Крестьянский закон затронул и главный нерв аграрных отношений: крестьянские повинности. Их надлежало устанавливать в зависимости от размеров и качества земли, как это было принято ещё при шведах. В целях обеспечения справедливости при определении крестьянских повинностей были созданы ревизионные комиссии. Поскольку реализация закона шла медленно, а ревизионные комиссии, если и работали, то крайне вяло и нерешительно, то в народе стали возникать толки об обмане, об укрывательстве чиновниками, помещиками и пасторами царской бумаги, содержание которой увязывалось крестьянами со своими давними мечтами, выходившими за пределы дарованных льгот.

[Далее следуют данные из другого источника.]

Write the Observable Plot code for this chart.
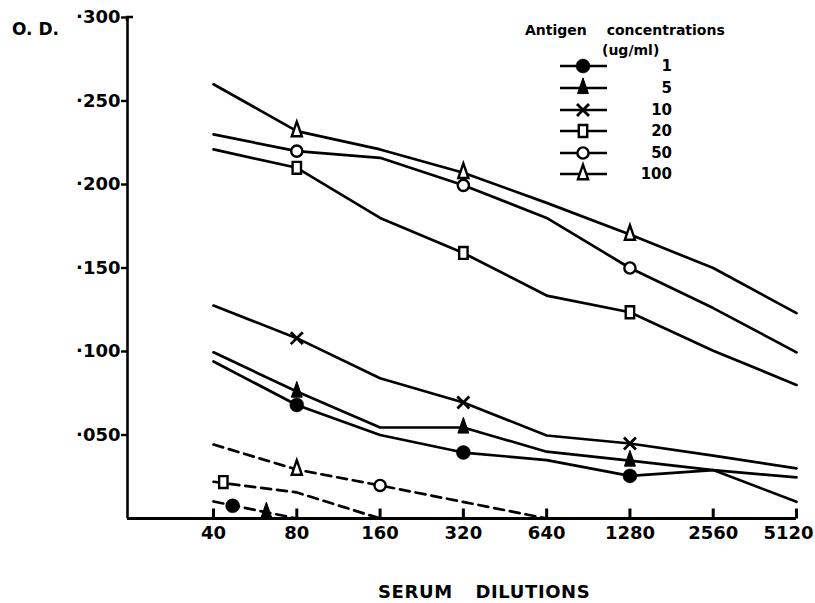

В результате, вопреки ожиданиям, крестьянские законы только усилили волнения среди эстонцев и латышей. Они выплеснулись наружу при принятии так называемых вакенбухов, т.е. документов, вводившихся ещё при шведах и фиксировавших размер повинностей. Помещики, чтобы увеличить размер повинностей, нередко шли на обман, завышая качество и количество земли. Председатель рижской ревизионной комиссии А.И. Арсеньев квалифицировал обмер земель в Лифляндии как «чистое шарлатанство», а оценку земель как «педантичный обман». В результате при проведении закона в жизнь барщина не сократилась. В народе говорили: «Не следует нам брать ни вакенбухов, ни выбирать судей. Государь этого не хочет, вакенбухи-то не от государя идут и не то в них написано, что Государем обещано». В некоторых уездах, преимущественно в Рижском и Дерптском, крестьяне действительно отказались принимать новые вакенбухи. Гражданское начальство тотчас же прибегло к военной силе, начались усмирения, присылка казаков и пр. Тем не менее волнения по деревням не утихали с августа по конец октября 1805 г., вспыхивая то в одном, то в другом месте. В противостоянии с регулярными войсками погиб один из крестьянских вождей оясооский барщинник Харми Эварт — по определению местных властей, человек с «подлинно пугачёвской душой».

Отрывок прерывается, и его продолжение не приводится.